DATASET SECTION:
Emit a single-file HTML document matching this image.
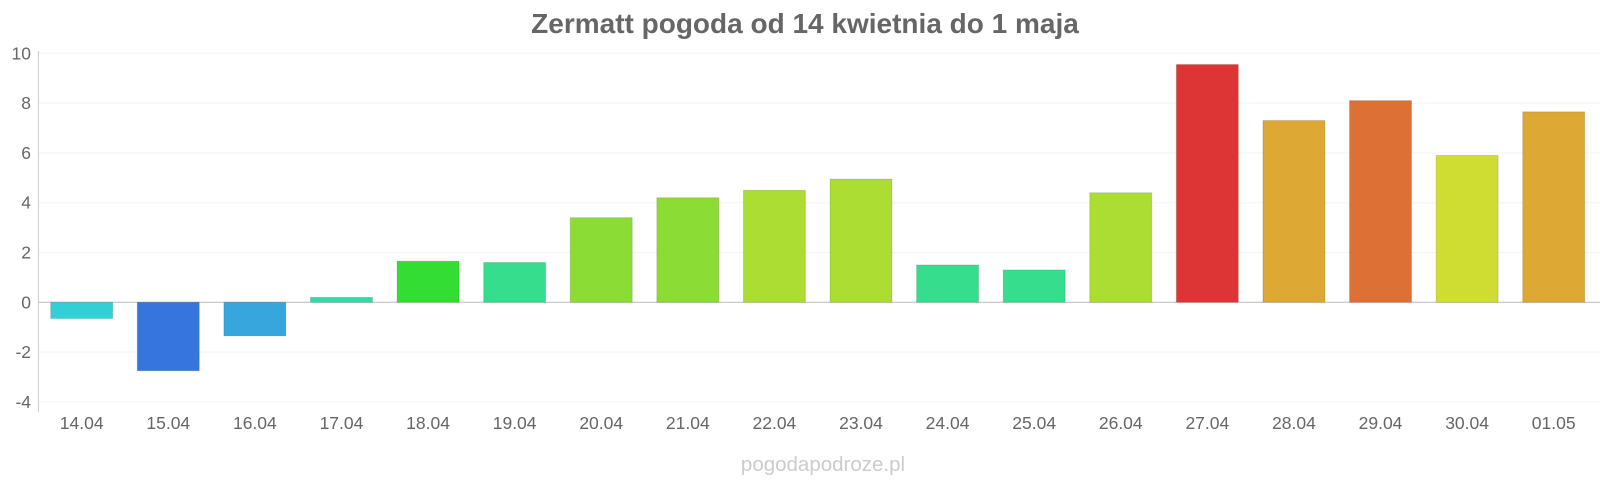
<!DOCTYPE html>
<html><head><meta charset="utf-8"><style>
body{margin:0;background:#fff;width:1600px;height:480px;overflow:hidden}
text{font-family:"Liberation Sans",sans-serif}
</style></head><body>
<svg id="c" width="1600" height="480">
<text x="805" y="33" text-anchor="middle" font-size="28" font-weight="bold" fill="#666">Zermatt pogoda od 14 kwietnia do 1 maja</text>
<text x="823" y="471" text-anchor="middle" font-size="20.5" fill="#ccc">pogodapodroze.pl</text>
<g id="grid"></g><g id="bars"></g><g id="axes"></g>
</svg>
<script>
const categories=["14.04","15.04","16.04","17.04","18.04","19.04","20.04","21.04","22.04","23.04","24.04","25.04","26.04","27.04","28.04","29.04","30.04","01.05"];
const temps=[-0.65,-2.75,-1.35,0.2,1.65,1.6,3.4,4.2,4.5,4.95,1.5,1.3,4.4,9.55,7.3,8.1,5.9,7.65];
const colors=["#33cfd6","#3575dd","#36a6dc","#33d9a8","#33dd33","#36dd8c","#8bdd36","#8bdd36","#acdd33","#acdd33","#36dd8c","#36dd8c","#acdd33","#dd3535","#dda833","#dd7035","#cfdd33","#dda833"];
const yTicks=[10,8,6,4,2,0,-2,-4];
const NS="http://www.w3.org/2000/svg";
const x0=38.4,x1=1597,y0=302.3,ppu=24.9;
const y=v=>y0-v*ppu;
const bw=(x1-x0)/categories.length;
const xc=i=>x0+bw*(i+0.5);
function mk(t,a,p){const e=document.createElementNS(NS,t);for(const k in a)e.setAttribute(k,a[k]);p.appendChild(e);return e;}
const g=document.getElementById('grid'),b=document.getElementById('bars'),ax=document.getElementById('axes');
yTicks.forEach(t=>{
 const l=mk('line',{x1:x0,x2:1600,y1:y(t),y2:y(t),stroke:t===0?'#bbb':'#f3f3f3','stroke-width':1},g);
 
 
 const tx=mk('text',{x:31,y:y(t)+6,'text-anchor':'end','font-size':17.5,fill:'#666'},ax);
 tx.textContent=t;
 
 
});
const al=mk('line',{x1:x0,x2:x0,y1:51,y2:412,stroke:'#ccc'},ax);


temps.forEach((v,i)=>{
 const top=Math.min(y(v),y0),h=Math.abs(y(v)-y0);
 const r=mk('rect',{x:xc(i)-31,y:top,width:62,height:h,fill:colors[i],stroke:'rgba(0,0,0,0.12)','stroke-width':1},b);
 
 
 const tx=mk('text',{x:xc(i),y:429,'text-anchor':'middle','font-size':17.5,fill:'#666'},ax);
 tx.textContent=categories[i];
 
 
});
</script>
</body></html>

TASK DESCRIPTION: Reproduce all of the data exactly, omitting each picture it holds.

RESULT FOR THIS TASK:
Emit a single-file HTML document matching this image.
<!DOCTYPE html>
<html><head><meta charset="utf-8"><style>
body{margin:0;background:#fff;width:1600px;height:480px;overflow:hidden}
text{font-family:"Liberation Sans",sans-serif}
</style></head><body>
<svg id="c" width="1600" height="480">
<text x="805" y="33" text-anchor="middle" font-size="28" font-weight="bold" fill="#666">Zermatt pogoda od 14 kwietnia do 1 maja</text>
<text x="823" y="471" text-anchor="middle" font-size="20.5" fill="#ccc">pogodapodroze.pl</text>
<g id="grid"></g><g id="bars"></g><g id="axes"></g>
</svg>
<script>
const categories=["14.04","15.04","16.04","17.04","18.04","19.04","20.04","21.04","22.04","23.04","24.04","25.04","26.04","27.04","28.04","29.04","30.04","01.05"];
const temps=[-0.65,-2.75,-1.35,0.2,1.65,1.6,3.4,4.2,4.5,4.95,1.5,1.3,4.4,9.55,7.3,8.1,5.9,7.65];
const colors=["#33cfd6","#3575dd","#36a6dc","#33d9a8","#33dd33","#36dd8c","#8bdd36","#8bdd36","#acdd33","#acdd33","#36dd8c","#36dd8c","#acdd33","#dd3535","#dda833","#dd7035","#cfdd33","#dda833"];
const yTicks=[10,8,6,4,2,0,-2,-4];
const NS="http://www.w3.org/2000/svg";
const x0=38.4,x1=1597,y0=302.3,ppu=24.9;
const y=v=>y0-v*ppu;
const bw=(x1-x0)/categories.length;
const xc=i=>x0+bw*(i+0.5);
function mk(t,a,p){const e=document.createElementNS(NS,t);for(const k in a)e.setAttribute(k,a[k]);p.appendChild(e);return e;}
const g=document.getElementById('grid'),b=document.getElementById('bars'),ax=document.getElementById('axes');
yTicks.forEach(t=>{
 const l=mk('line',{x1:x0,x2:1600,y1:y(t),y2:y(t),stroke:t===0?'#bbb':'#f3f3f3','stroke-width':1},g);
 
 
 const tx=mk('text',{x:31,y:y(t)+6,'text-anchor':'end','font-size':17.5,fill:'#666'},ax);
 tx.textContent=t;
 
 
});
const al=mk('line',{x1:x0,x2:x0,y1:51,y2:412,stroke:'#ccc'},ax);


temps.forEach((v,i)=>{
 const top=Math.min(y(v),y0),h=Math.abs(y(v)-y0);
 const r=mk('rect',{x:xc(i)-31,y:top,width:62,height:h,fill:colors[i],stroke:'rgba(0,0,0,0.12)','stroke-width':1},b);
 
 
 const tx=mk('text',{x:xc(i),y:429,'text-anchor':'middle','font-size':17.5,fill:'#666'},ax);
 tx.textContent=categories[i];
 
 
});
</script>
</body></html>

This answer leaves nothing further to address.